BFGoodrich Co.'s polymer additives and specialty plastics business unit will not be affected much by BFG's $2.2 billion plan to merge with Coltec Industries.
The additives and plastics unit would remain in the Cleveland suburb of Brecksville, Ohio, even though BFG is moving its corporate headquarters from nearby Richfield, Ohio, to Coltec's hometown of Charlotte, N.C.
The deal, which would give BFG shareholders two-thirds of the new firm, is being driven by the companies' large market shares in the aerospace industry.
BFG officials said the new company has no plans to spin off its Performance Materials division as it did when it separated its Geon PVC division in 1994.
The Performance Materials division, which employs 3,000 worldwide, is split into three units: polymer additives/specialty plastics, consumer specialties and textiles/industrial coatings.
Polymer additives and specialty plastics is expected to account for about $470 million of the Performance Materials' $1.25 billion sales total in 1998. BFG's total sales are expected to reach $4 billion, while Coltec's are about $1.5 billion.
BFG's plastics products include thermoplastic polyurethanes, chlorinated PVC and other specialty engineering resins.
Although Coltec is focused on aerospace, it also has industrial product lines and manufactures such items as seals, gaskets and diesel engine parts.
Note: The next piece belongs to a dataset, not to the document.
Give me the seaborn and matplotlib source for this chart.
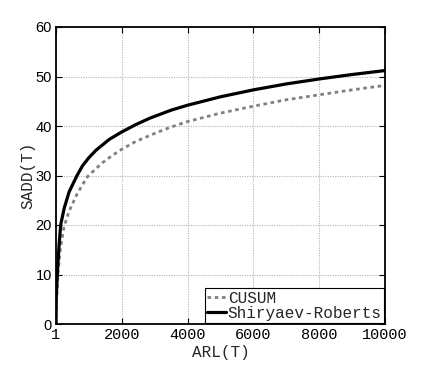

Most of those parts currently are made of metal. But, according to Dale Kramer, global general manager for BFG's Estane-brand TPUs, there's a chance these parts eventually could be replaced by plastic.
``There could be opportunities for material replacement if we can find some potential fits,'' Kramer said.
The companies expect to close the deal in the spring, according to a BFG news release. Stockholders and regulators have not yet approved the plan.
BFG ranks as one of the top 25 plastics compounders in the United States, according to a recent industry study. The company is among the top three U.S. suppliers of thermoplastic elastomer compounds.